GIVEN REQUEST:
Take every line from the material that has the word "this" in it.

EXERCISE DATA:
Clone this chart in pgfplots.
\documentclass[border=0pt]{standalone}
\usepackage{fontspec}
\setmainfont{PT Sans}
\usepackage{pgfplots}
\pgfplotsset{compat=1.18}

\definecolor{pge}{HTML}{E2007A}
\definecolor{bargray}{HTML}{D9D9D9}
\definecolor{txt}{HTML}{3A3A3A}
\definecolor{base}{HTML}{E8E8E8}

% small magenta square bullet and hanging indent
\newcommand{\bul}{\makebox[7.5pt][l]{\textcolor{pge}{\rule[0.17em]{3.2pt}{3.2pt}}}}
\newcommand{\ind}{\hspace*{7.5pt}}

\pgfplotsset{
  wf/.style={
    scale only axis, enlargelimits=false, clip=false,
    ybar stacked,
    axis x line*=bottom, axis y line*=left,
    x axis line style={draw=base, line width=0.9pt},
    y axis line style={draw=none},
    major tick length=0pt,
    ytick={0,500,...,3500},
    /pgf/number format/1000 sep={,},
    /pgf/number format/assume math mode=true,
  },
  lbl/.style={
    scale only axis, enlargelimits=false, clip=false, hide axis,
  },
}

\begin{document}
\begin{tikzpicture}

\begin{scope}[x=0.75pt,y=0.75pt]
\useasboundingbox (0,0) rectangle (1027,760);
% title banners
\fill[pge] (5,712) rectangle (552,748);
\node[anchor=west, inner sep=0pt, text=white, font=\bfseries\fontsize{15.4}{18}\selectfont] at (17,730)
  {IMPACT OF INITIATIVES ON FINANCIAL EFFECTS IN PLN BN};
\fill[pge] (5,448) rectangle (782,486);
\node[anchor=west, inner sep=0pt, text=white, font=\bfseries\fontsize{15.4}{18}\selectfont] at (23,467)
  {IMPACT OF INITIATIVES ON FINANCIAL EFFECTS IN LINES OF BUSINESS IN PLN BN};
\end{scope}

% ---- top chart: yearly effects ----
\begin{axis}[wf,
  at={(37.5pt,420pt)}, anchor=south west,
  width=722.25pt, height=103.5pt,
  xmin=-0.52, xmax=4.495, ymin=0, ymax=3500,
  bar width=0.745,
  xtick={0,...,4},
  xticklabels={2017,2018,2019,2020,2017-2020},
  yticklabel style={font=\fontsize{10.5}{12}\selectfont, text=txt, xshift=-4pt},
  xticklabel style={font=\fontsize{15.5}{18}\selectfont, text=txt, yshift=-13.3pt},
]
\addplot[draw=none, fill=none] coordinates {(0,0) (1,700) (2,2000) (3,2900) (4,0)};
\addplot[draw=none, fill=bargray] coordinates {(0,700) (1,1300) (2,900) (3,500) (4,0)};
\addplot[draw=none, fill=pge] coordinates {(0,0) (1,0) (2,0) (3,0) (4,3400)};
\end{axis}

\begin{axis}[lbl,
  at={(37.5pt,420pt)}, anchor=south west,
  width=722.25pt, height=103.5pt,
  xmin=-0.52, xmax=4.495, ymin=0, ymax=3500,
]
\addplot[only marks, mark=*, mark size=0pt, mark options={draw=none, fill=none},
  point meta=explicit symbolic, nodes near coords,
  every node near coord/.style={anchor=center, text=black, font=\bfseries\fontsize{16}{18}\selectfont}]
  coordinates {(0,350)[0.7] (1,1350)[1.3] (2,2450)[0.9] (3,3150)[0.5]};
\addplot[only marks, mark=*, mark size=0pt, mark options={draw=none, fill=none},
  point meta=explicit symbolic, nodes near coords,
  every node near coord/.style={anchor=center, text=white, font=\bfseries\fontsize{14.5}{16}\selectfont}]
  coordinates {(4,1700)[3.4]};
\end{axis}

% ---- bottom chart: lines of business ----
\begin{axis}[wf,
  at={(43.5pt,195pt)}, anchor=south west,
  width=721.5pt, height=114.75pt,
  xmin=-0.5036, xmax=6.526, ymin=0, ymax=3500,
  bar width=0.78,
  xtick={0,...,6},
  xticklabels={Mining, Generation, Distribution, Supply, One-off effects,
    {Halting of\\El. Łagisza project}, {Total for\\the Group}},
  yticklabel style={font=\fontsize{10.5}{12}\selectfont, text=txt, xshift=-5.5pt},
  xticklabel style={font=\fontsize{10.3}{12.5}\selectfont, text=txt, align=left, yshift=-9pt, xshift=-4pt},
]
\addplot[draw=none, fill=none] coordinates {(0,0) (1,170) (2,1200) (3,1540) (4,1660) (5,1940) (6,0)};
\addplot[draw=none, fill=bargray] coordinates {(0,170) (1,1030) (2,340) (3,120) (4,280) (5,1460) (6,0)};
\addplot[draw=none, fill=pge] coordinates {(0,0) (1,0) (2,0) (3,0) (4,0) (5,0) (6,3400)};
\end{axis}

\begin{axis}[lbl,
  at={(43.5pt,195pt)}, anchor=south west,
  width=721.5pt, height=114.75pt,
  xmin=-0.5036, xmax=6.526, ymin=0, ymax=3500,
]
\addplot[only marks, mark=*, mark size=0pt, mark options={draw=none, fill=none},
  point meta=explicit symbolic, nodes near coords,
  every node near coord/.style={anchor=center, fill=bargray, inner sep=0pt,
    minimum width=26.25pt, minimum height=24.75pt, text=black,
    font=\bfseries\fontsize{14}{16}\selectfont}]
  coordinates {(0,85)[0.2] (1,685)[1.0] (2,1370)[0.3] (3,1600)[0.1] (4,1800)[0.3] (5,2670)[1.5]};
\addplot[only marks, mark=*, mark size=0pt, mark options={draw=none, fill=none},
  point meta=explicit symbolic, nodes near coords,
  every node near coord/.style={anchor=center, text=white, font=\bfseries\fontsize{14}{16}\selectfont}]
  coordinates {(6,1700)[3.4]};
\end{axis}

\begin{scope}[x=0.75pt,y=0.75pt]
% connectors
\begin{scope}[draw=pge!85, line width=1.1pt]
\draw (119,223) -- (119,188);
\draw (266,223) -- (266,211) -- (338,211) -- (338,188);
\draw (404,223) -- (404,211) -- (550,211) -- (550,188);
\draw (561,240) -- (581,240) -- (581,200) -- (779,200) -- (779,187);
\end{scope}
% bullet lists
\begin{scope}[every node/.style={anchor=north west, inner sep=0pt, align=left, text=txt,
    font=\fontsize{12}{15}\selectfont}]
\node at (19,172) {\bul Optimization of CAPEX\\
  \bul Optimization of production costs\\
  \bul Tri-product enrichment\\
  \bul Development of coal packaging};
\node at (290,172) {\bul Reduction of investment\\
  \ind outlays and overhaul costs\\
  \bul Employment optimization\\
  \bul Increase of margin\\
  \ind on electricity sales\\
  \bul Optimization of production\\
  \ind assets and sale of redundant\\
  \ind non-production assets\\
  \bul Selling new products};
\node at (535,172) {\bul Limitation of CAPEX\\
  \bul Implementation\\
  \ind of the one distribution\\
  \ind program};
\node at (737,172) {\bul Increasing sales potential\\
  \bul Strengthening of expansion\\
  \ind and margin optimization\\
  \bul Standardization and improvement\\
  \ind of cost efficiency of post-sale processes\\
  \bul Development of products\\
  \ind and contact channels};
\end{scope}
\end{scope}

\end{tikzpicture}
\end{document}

==

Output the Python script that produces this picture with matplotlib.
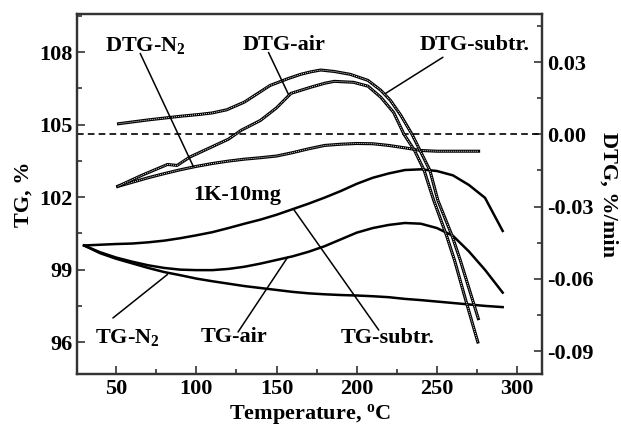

ANSWER FOR THE TASK:
Clone this chart in pgfplots.
Output the Python script that produces this picture with matplotlib.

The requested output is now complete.